- **WRITTEN PROBLEM**
Begin with the line that contains "Emit a Python" and end with the line that contains "import plotly.graph_objects as go": copy that span of lines exactly, and nothing outside it.

- **RECORDS TO PROCESS**
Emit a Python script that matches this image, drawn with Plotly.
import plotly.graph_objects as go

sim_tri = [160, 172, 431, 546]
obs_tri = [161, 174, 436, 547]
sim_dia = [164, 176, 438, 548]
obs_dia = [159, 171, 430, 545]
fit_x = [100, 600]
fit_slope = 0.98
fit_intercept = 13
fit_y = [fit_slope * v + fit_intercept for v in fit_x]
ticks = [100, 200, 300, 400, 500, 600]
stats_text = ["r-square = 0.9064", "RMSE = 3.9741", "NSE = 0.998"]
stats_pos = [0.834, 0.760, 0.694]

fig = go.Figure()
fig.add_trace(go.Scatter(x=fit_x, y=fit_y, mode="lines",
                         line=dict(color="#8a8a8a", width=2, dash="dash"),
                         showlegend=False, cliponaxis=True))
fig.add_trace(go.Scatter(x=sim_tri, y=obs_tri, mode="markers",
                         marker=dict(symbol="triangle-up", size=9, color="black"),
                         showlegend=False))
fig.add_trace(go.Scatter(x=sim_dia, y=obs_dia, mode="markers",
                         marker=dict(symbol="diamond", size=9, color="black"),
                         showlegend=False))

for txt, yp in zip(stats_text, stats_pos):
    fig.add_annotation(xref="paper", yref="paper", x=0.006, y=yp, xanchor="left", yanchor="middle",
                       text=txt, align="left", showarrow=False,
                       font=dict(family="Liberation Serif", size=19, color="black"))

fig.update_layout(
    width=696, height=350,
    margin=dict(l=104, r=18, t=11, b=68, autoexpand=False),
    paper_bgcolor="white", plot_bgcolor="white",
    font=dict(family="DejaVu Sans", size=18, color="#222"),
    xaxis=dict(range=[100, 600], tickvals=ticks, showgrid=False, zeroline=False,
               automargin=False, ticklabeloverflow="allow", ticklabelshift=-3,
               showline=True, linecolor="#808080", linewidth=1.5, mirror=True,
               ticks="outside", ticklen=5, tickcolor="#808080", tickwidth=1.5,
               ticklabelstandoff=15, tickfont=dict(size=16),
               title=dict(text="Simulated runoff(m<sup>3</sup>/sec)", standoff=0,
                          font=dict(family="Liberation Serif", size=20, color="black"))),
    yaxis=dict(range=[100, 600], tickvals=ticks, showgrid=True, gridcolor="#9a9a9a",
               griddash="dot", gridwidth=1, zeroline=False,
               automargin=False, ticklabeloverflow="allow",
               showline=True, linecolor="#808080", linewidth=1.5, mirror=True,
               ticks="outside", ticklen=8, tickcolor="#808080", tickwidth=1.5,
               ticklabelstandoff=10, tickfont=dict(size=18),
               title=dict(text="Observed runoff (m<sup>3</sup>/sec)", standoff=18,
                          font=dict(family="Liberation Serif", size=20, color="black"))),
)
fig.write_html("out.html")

--

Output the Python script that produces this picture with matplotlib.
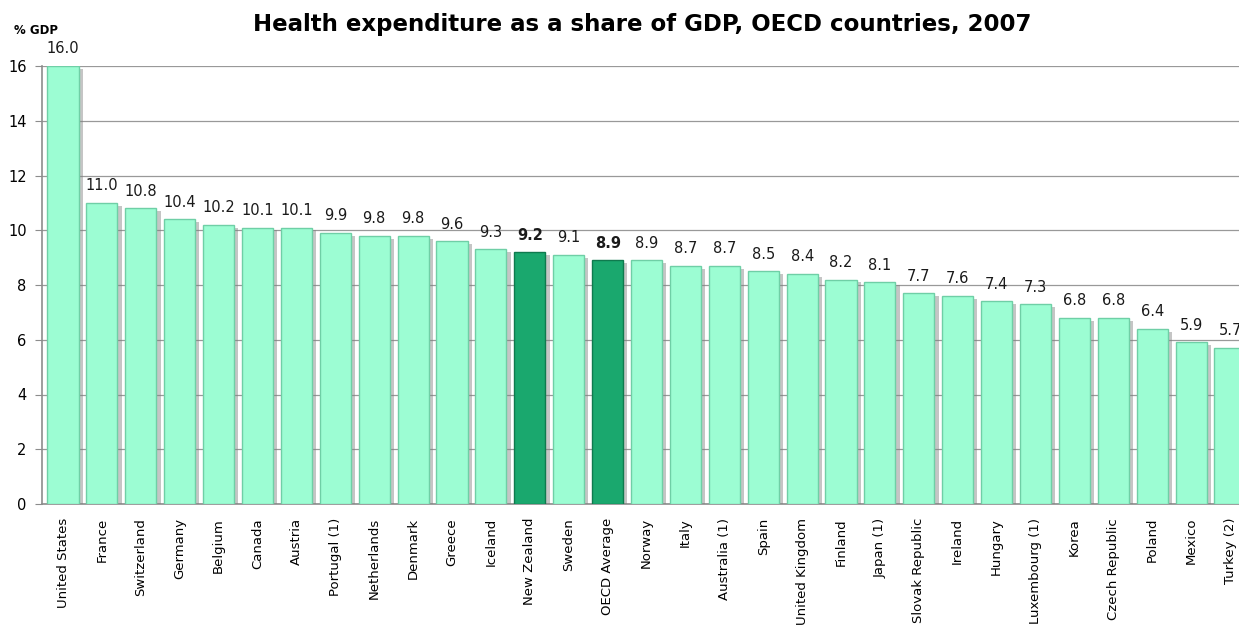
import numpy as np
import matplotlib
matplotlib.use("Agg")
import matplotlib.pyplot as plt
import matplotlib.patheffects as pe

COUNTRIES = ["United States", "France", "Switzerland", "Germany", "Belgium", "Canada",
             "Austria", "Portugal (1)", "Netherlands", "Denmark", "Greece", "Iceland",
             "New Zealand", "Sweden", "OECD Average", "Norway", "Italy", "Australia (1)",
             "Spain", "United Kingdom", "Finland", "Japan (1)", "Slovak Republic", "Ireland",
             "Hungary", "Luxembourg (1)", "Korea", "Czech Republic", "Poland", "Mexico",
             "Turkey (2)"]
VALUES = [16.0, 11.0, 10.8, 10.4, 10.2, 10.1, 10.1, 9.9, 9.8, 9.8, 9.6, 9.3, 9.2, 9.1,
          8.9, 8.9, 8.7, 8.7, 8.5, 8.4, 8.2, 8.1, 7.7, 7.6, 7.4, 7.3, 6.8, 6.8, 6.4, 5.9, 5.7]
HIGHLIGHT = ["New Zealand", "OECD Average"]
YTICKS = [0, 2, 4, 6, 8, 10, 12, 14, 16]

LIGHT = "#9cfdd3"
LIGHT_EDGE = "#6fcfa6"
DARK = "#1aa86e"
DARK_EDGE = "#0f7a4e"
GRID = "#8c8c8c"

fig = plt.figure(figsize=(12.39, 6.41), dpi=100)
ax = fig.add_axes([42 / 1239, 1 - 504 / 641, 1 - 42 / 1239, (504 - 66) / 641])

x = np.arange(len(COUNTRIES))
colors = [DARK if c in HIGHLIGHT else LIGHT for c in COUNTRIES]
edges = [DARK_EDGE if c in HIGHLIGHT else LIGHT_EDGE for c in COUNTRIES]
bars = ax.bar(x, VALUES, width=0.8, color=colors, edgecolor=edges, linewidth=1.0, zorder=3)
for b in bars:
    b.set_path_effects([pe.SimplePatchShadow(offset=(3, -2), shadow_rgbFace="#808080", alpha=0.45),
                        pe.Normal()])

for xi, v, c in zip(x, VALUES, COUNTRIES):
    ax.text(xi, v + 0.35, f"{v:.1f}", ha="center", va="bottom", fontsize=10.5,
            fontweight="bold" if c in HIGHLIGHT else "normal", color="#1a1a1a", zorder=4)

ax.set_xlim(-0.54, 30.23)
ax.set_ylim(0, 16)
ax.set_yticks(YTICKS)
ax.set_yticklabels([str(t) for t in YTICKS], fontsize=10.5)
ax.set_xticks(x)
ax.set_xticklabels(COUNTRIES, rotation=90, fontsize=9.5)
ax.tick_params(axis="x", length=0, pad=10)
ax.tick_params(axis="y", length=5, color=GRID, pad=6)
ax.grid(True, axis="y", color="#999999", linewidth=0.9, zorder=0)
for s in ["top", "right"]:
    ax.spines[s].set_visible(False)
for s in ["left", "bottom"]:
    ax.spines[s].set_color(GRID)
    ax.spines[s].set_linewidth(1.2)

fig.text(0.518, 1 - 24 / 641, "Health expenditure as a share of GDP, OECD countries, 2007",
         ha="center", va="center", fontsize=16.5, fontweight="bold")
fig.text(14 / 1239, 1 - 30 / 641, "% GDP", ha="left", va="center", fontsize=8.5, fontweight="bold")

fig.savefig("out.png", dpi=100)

- **EXERCISE RESULT**
Emit a Python script that matches this image, drawn with Plotly.
import plotly.graph_objects as go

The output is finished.